## OBJECTIVE
Reproduce each of the lines word for word.

☆ ☆ ☆ ☆

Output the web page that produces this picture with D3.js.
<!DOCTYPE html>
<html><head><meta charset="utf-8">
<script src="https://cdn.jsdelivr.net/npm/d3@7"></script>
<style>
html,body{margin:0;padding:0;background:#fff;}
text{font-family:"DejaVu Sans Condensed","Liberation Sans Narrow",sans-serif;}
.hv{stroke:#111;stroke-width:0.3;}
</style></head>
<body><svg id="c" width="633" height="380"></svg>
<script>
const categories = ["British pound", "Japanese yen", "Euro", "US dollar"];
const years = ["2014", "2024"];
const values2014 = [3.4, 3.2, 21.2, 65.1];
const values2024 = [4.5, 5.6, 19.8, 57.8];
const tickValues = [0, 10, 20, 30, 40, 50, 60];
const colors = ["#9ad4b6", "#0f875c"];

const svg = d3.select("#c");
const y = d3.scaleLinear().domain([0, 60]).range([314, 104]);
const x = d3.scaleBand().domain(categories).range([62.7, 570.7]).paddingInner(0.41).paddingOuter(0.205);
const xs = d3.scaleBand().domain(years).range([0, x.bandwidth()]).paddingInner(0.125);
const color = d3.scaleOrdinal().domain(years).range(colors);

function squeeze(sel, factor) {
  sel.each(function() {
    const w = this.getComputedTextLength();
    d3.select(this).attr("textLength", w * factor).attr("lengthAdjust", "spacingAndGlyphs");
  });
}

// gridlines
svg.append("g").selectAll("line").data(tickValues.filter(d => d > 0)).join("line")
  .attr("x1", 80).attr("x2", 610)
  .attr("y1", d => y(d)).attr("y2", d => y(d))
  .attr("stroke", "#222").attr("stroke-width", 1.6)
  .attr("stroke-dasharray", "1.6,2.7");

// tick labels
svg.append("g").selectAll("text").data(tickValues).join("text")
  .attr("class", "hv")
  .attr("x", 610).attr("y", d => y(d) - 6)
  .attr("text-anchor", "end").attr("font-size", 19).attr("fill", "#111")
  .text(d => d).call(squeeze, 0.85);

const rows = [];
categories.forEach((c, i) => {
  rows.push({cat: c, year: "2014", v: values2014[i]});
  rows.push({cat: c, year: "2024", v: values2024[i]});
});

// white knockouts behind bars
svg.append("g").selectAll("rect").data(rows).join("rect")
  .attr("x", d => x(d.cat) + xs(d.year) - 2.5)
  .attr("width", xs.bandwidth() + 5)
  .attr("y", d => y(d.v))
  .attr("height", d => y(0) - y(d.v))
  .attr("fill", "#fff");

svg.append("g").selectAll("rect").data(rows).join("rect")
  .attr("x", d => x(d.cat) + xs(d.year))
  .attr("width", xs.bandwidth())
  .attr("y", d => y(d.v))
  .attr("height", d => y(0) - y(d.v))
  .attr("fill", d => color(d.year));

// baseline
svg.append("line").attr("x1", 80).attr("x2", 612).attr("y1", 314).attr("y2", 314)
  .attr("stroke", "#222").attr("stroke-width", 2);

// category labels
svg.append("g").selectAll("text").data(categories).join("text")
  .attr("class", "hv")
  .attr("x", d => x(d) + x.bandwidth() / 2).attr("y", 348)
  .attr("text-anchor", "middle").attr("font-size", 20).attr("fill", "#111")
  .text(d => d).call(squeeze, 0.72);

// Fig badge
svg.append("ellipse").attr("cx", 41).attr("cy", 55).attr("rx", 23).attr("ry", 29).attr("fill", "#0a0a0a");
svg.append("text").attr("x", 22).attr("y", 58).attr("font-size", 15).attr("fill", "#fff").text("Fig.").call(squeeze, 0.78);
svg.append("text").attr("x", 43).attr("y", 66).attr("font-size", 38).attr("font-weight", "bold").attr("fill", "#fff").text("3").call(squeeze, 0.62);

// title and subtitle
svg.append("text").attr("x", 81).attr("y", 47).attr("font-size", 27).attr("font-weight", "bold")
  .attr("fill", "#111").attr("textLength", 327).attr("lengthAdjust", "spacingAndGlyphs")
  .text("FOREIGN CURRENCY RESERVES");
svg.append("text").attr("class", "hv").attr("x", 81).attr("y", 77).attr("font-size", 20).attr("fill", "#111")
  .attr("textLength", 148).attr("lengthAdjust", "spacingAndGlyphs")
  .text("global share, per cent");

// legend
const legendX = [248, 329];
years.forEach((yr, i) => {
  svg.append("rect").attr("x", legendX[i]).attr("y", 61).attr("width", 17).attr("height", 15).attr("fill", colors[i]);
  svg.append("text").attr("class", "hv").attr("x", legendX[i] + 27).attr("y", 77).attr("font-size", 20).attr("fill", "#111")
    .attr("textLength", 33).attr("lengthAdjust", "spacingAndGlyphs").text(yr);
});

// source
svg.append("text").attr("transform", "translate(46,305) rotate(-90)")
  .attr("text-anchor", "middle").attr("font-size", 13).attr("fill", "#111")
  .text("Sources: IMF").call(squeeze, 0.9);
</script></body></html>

☆ ☆ ☆ ☆

## TASK OUTPUT
Output the web page that produces this picture with D3.js.
<!DOCTYPE html>
<html><head><meta charset="utf-8">
<script src="https://cdn.jsdelivr.net/npm/d3@7"></script>
<style>
html,body{margin:0;padding:0;background:#fff;}
text{font-family:"DejaVu Sans Condensed","Liberation Sans Narrow",sans-serif;}
.hv{stroke:#111;stroke-width:0.3;}
</style></head>
<body><svg id="c" width="633" height="380"></svg>
<script>
const categories = ["British pound", "Japanese yen", "Euro", "US dollar"];
const years = ["2014", "2024"];
const values2014 = [3.4, 3.2, 21.2, 65.1];
const values2024 = [4.5, 5.6, 19.8, 57.8];
const tickValues = [0, 10, 20, 30, 40, 50, 60];
const colors = ["#9ad4b6", "#0f875c"];

const svg = d3.select("#c");
const y = d3.scaleLinear().domain([0, 60]).range([314, 104]);
const x = d3.scaleBand().domain(categories).range([62.7, 570.7]).paddingInner(0.41).paddingOuter(0.205);
const xs = d3.scaleBand().domain(years).range([0, x.bandwidth()]).paddingInner(0.125);
const color = d3.scaleOrdinal().domain(years).range(colors);

function squeeze(sel, factor) {
  sel.each(function() {
    const w = this.getComputedTextLength();
    d3.select(this).attr("textLength", w * factor).attr("lengthAdjust", "spacingAndGlyphs");
  });
}

// gridlines
svg.append("g").selectAll("line").data(tickValues.filter(d => d > 0)).join("line")
  .attr("x1", 80).attr("x2", 610)
  .attr("y1", d => y(d)).attr("y2", d => y(d))
  .attr("stroke", "#222").attr("stroke-width", 1.6)
  .attr("stroke-dasharray", "1.6,2.7");

// tick labels
svg.append("g").selectAll("text").data(tickValues).join("text")
  .attr("class", "hv")
  .attr("x", 610).attr("y", d => y(d) - 6)
  .attr("text-anchor", "end").attr("font-size", 19).attr("fill", "#111")
  .text(d => d).call(squeeze, 0.85);

const rows = [];
categories.forEach((c, i) => {
  rows.push({cat: c, year: "2014", v: values2014[i]});
  rows.push({cat: c, year: "2024", v: values2024[i]});
});

// white knockouts behind bars
svg.append("g").selectAll("rect").data(rows).join("rect")
  .attr("x", d => x(d.cat) + xs(d.year) - 2.5)
  .attr("width", xs.bandwidth() + 5)
  .attr("y", d => y(d.v))
  .attr("height", d => y(0) - y(d.v))
  .attr("fill", "#fff");

svg.append("g").selectAll("rect").data(rows).join("rect")
  .attr("x", d => x(d.cat) + xs(d.year))
  .attr("width", xs.bandwidth())
  .attr("y", d => y(d.v))
  .attr("height", d => y(0) - y(d.v))
  .attr("fill", d => color(d.year));

// baseline
svg.append("line").attr("x1", 80).attr("x2", 612).attr("y1", 314).attr("y2", 314)
  .attr("stroke", "#222").attr("stroke-width", 2);

// category labels
svg.append("g").selectAll("text").data(categories).join("text")
  .attr("class", "hv")
  .attr("x", d => x(d) + x.bandwidth() / 2).attr("y", 348)
  .attr("text-anchor", "middle").attr("font-size", 20).attr("fill", "#111")
  .text(d => d).call(squeeze, 0.72);

// Fig badge
svg.append("ellipse").attr("cx", 41).attr("cy", 55).attr("rx", 23).attr("ry", 29).attr("fill", "#0a0a0a");
svg.append("text").attr("x", 22).attr("y", 58).attr("font-size", 15).attr("fill", "#fff").text("Fig.").call(squeeze, 0.78);
svg.append("text").attr("x", 43).attr("y", 66).attr("font-size", 38).attr("font-weight", "bold").attr("fill", "#fff").text("3").call(squeeze, 0.62);

// title and subtitle
svg.append("text").attr("x", 81).attr("y", 47).attr("font-size", 27).attr("font-weight", "bold")
  .attr("fill", "#111").attr("textLength", 327).attr("lengthAdjust", "spacingAndGlyphs")
  .text("FOREIGN CURRENCY RESERVES");
svg.append("text").attr("class", "hv").attr("x", 81).attr("y", 77).attr("font-size", 20).attr("fill", "#111")
  .attr("textLength", 148).attr("lengthAdjust", "spacingAndGlyphs")
  .text("global share, per cent");

// legend
const legendX = [248, 329];
years.forEach((yr, i) => {
  svg.append("rect").attr("x", legendX[i]).attr("y", 61).attr("width", 17).attr("height", 15).attr("fill", colors[i]);
  svg.append("text").attr("class", "hv").attr("x", legendX[i] + 27).attr("y", 77).attr("font-size", 20).attr("fill", "#111")
    .attr("textLength", 33).attr("lengthAdjust", "spacingAndGlyphs").text(yr);
});

// source
svg.append("text").attr("transform", "translate(46,305) rotate(-90)")
  .attr("text-anchor", "middle").attr("font-size", 13).attr("fill", "#111")
  .text("Sources: IMF").call(squeeze, 0.9);
</script></body></html>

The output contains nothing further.